— Start —

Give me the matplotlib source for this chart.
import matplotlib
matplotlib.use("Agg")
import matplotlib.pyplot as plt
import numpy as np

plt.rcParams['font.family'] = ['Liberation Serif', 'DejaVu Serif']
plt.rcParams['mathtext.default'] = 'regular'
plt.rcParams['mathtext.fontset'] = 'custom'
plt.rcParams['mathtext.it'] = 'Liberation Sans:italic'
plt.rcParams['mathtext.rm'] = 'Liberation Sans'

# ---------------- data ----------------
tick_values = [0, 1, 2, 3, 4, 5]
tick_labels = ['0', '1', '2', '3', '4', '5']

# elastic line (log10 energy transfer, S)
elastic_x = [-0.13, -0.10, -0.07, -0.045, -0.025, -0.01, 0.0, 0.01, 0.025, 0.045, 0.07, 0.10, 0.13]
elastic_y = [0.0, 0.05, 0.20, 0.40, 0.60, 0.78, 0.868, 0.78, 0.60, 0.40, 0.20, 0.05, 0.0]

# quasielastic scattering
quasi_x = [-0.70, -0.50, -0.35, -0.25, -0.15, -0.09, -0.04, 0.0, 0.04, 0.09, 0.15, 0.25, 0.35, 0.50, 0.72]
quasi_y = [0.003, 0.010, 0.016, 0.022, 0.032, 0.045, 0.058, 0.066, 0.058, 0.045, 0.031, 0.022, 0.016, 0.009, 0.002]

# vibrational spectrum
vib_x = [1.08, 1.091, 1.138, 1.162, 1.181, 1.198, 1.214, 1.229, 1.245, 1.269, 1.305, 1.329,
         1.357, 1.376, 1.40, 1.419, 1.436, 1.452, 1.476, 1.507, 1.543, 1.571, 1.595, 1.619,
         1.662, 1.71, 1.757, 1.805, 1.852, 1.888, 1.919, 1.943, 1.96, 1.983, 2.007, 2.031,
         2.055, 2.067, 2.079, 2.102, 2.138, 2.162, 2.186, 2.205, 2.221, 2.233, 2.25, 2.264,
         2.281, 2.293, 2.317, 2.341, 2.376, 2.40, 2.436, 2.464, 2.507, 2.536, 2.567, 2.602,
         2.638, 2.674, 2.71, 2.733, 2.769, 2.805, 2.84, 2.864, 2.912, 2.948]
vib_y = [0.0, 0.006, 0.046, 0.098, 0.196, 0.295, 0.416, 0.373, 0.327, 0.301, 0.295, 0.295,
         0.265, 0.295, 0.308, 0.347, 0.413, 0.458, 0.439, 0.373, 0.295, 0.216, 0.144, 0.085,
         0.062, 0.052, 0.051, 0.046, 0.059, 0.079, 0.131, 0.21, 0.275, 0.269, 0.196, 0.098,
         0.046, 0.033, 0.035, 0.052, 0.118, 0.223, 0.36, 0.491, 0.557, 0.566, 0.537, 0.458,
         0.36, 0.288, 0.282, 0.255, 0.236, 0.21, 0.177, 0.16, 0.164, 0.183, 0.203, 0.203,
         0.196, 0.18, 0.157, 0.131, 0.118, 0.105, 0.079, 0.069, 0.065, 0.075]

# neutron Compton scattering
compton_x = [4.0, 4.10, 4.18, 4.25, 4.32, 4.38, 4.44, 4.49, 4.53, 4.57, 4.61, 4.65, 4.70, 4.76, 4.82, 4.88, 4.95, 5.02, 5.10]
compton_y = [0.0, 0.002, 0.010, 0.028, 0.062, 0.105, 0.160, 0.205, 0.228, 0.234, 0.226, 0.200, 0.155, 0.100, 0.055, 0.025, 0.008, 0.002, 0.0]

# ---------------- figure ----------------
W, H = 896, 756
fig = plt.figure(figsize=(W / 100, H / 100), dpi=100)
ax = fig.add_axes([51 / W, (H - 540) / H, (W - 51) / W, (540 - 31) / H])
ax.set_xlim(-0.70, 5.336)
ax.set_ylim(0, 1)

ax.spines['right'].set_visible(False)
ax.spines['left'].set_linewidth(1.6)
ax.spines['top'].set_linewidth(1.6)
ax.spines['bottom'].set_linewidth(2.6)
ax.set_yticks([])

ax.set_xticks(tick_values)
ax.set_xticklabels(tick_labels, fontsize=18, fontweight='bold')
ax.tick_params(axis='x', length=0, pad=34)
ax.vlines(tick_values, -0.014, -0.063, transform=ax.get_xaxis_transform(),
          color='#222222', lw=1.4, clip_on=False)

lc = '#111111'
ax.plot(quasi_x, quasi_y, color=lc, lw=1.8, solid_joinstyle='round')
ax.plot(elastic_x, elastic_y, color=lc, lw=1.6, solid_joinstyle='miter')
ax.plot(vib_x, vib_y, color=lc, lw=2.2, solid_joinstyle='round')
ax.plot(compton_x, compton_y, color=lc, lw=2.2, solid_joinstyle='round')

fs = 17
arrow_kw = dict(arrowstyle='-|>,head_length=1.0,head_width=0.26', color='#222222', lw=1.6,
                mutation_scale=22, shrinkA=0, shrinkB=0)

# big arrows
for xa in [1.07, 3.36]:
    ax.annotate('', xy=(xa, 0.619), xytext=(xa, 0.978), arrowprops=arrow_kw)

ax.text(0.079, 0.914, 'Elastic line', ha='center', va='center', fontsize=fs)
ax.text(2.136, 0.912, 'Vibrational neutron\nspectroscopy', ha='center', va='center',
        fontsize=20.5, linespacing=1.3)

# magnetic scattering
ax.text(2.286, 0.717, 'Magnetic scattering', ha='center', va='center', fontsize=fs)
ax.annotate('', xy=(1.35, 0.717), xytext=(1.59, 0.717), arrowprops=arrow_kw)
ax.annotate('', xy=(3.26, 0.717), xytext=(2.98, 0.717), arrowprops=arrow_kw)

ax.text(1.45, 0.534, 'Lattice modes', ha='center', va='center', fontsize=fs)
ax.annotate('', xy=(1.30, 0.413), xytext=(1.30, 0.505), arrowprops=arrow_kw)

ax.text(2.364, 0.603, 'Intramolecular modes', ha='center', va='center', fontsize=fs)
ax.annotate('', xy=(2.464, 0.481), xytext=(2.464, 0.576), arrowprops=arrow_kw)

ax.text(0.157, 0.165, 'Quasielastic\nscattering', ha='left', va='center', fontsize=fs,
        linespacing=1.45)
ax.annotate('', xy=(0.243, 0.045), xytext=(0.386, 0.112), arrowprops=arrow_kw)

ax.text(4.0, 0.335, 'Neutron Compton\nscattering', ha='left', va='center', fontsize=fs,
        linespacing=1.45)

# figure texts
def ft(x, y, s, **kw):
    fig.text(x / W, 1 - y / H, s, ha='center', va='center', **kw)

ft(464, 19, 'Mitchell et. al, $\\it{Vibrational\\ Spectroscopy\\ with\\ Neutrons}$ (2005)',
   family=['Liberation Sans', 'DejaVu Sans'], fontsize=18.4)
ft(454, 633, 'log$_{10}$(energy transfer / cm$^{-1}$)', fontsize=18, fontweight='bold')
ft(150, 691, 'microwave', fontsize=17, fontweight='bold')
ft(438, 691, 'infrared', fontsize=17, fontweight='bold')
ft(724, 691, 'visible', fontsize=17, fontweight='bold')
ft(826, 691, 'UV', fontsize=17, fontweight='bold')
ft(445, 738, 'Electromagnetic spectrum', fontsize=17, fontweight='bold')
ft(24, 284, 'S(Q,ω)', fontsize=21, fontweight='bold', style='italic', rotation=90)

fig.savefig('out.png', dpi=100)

— End —

Return the listing above in full, character for character.

Give me the matplotlib source for this chart.
import matplotlib
matplotlib.use("Agg")
import matplotlib.pyplot as plt
import numpy as np

plt.rcParams['font.family'] = ['Liberation Serif', 'DejaVu Serif']
plt.rcParams['mathtext.default'] = 'regular'
plt.rcParams['mathtext.fontset'] = 'custom'
plt.rcParams['mathtext.it'] = 'Liberation Sans:italic'
plt.rcParams['mathtext.rm'] = 'Liberation Sans'

# ---------------- data ----------------
tick_values = [0, 1, 2, 3, 4, 5]
tick_labels = ['0', '1', '2', '3', '4', '5']

# elastic line (log10 energy transfer, S)
elastic_x = [-0.13, -0.10, -0.07, -0.045, -0.025, -0.01, 0.0, 0.01, 0.025, 0.045, 0.07, 0.10, 0.13]
elastic_y = [0.0, 0.05, 0.20, 0.40, 0.60, 0.78, 0.868, 0.78, 0.60, 0.40, 0.20, 0.05, 0.0]

# quasielastic scattering
quasi_x = [-0.70, -0.50, -0.35, -0.25, -0.15, -0.09, -0.04, 0.0, 0.04, 0.09, 0.15, 0.25, 0.35, 0.50, 0.72]
quasi_y = [0.003, 0.010, 0.016, 0.022, 0.032, 0.045, 0.058, 0.066, 0.058, 0.045, 0.031, 0.022, 0.016, 0.009, 0.002]

# vibrational spectrum
vib_x = [1.08, 1.091, 1.138, 1.162, 1.181, 1.198, 1.214, 1.229, 1.245, 1.269, 1.305, 1.329,
         1.357, 1.376, 1.40, 1.419, 1.436, 1.452, 1.476, 1.507, 1.543, 1.571, 1.595, 1.619,
         1.662, 1.71, 1.757, 1.805, 1.852, 1.888, 1.919, 1.943, 1.96, 1.983, 2.007, 2.031,
         2.055, 2.067, 2.079, 2.102, 2.138, 2.162, 2.186, 2.205, 2.221, 2.233, 2.25, 2.264,
         2.281, 2.293, 2.317, 2.341, 2.376, 2.40, 2.436, 2.464, 2.507, 2.536, 2.567, 2.602,
         2.638, 2.674, 2.71, 2.733, 2.769, 2.805, 2.84, 2.864, 2.912, 2.948]
vib_y = [0.0, 0.006, 0.046, 0.098, 0.196, 0.295, 0.416, 0.373, 0.327, 0.301, 0.295, 0.295,
         0.265, 0.295, 0.308, 0.347, 0.413, 0.458, 0.439, 0.373, 0.295, 0.216, 0.144, 0.085,
         0.062, 0.052, 0.051, 0.046, 0.059, 0.079, 0.131, 0.21, 0.275, 0.269, 0.196, 0.098,
         0.046, 0.033, 0.035, 0.052, 0.118, 0.223, 0.36, 0.491, 0.557, 0.566, 0.537, 0.458,
         0.36, 0.288, 0.282, 0.255, 0.236, 0.21, 0.177, 0.16, 0.164, 0.183, 0.203, 0.203,
         0.196, 0.18, 0.157, 0.131, 0.118, 0.105, 0.079, 0.069, 0.065, 0.075]

# neutron Compton scattering
compton_x = [4.0, 4.10, 4.18, 4.25, 4.32, 4.38, 4.44, 4.49, 4.53, 4.57, 4.61, 4.65, 4.70, 4.76, 4.82, 4.88, 4.95, 5.02, 5.10]
compton_y = [0.0, 0.002, 0.010, 0.028, 0.062, 0.105, 0.160, 0.205, 0.228, 0.234, 0.226, 0.200, 0.155, 0.100, 0.055, 0.025, 0.008, 0.002, 0.0]

# ---------------- figure ----------------
W, H = 896, 756
fig = plt.figure(figsize=(W / 100, H / 100), dpi=100)
ax = fig.add_axes([51 / W, (H - 540) / H, (W - 51) / W, (540 - 31) / H])
ax.set_xlim(-0.70, 5.336)
ax.set_ylim(0, 1)

ax.spines['right'].set_visible(False)
ax.spines['left'].set_linewidth(1.6)
ax.spines['top'].set_linewidth(1.6)
ax.spines['bottom'].set_linewidth(2.6)
ax.set_yticks([])

ax.set_xticks(tick_values)
ax.set_xticklabels(tick_labels, fontsize=18, fontweight='bold')
ax.tick_params(axis='x', length=0, pad=34)
ax.vlines(tick_values, -0.014, -0.063, transform=ax.get_xaxis_transform(),
          color='#222222', lw=1.4, clip_on=False)

lc = '#111111'
ax.plot(quasi_x, quasi_y, color=lc, lw=1.8, solid_joinstyle='round')
ax.plot(elastic_x, elastic_y, color=lc, lw=1.6, solid_joinstyle='miter')
ax.plot(vib_x, vib_y, color=lc, lw=2.2, solid_joinstyle='round')
ax.plot(compton_x, compton_y, color=lc, lw=2.2, solid_joinstyle='round')

fs = 17
arrow_kw = dict(arrowstyle='-|>,head_length=1.0,head_width=0.26', color='#222222', lw=1.6,
                mutation_scale=22, shrinkA=0, shrinkB=0)

# big arrows
for xa in [1.07, 3.36]:
    ax.annotate('', xy=(xa, 0.619), xytext=(xa, 0.978), arrowprops=arrow_kw)

ax.text(0.079, 0.914, 'Elastic line', ha='center', va='center', fontsize=fs)
ax.text(2.136, 0.912, 'Vibrational neutron\nspectroscopy', ha='center', va='center',
        fontsize=20.5, linespacing=1.3)

# magnetic scattering
ax.text(2.286, 0.717, 'Magnetic scattering', ha='center', va='center', fontsize=fs)
ax.annotate('', xy=(1.35, 0.717), xytext=(1.59, 0.717), arrowprops=arrow_kw)
ax.annotate('', xy=(3.26, 0.717), xytext=(2.98, 0.717), arrowprops=arrow_kw)

ax.text(1.45, 0.534, 'Lattice modes', ha='center', va='center', fontsize=fs)
ax.annotate('', xy=(1.30, 0.413), xytext=(1.30, 0.505), arrowprops=arrow_kw)

ax.text(2.364, 0.603, 'Intramolecular modes', ha='center', va='center', fontsize=fs)
ax.annotate('', xy=(2.464, 0.481), xytext=(2.464, 0.576), arrowprops=arrow_kw)

ax.text(0.157, 0.165, 'Quasielastic\nscattering', ha='left', va='center', fontsize=fs,
        linespacing=1.45)
ax.annotate('', xy=(0.243, 0.045), xytext=(0.386, 0.112), arrowprops=arrow_kw)

ax.text(4.0, 0.335, 'Neutron Compton\nscattering', ha='left', va='center', fontsize=fs,
        linespacing=1.45)

# figure texts
def ft(x, y, s, **kw):
    fig.text(x / W, 1 - y / H, s, ha='center', va='center', **kw)

ft(464, 19, 'Mitchell et. al, $\\it{Vibrational\\ Spectroscopy\\ with\\ Neutrons}$ (2005)',
   family=['Liberation Sans', 'DejaVu Sans'], fontsize=18.4)
ft(454, 633, 'log$_{10}$(energy transfer / cm$^{-1}$)', fontsize=18, fontweight='bold')
ft(150, 691, 'microwave', fontsize=17, fontweight='bold')
ft(438, 691, 'infrared', fontsize=17, fontweight='bold')
ft(724, 691, 'visible', fontsize=17, fontweight='bold')
ft(826, 691, 'UV', fontsize=17, fontweight='bold')
ft(445, 738, 'Electromagnetic spectrum', fontsize=17, fontweight='bold')
ft(24, 284, 'S(Q,ω)', fontsize=21, fontweight='bold', style='italic', rotation=90)

fig.savefig('out.png', dpi=100)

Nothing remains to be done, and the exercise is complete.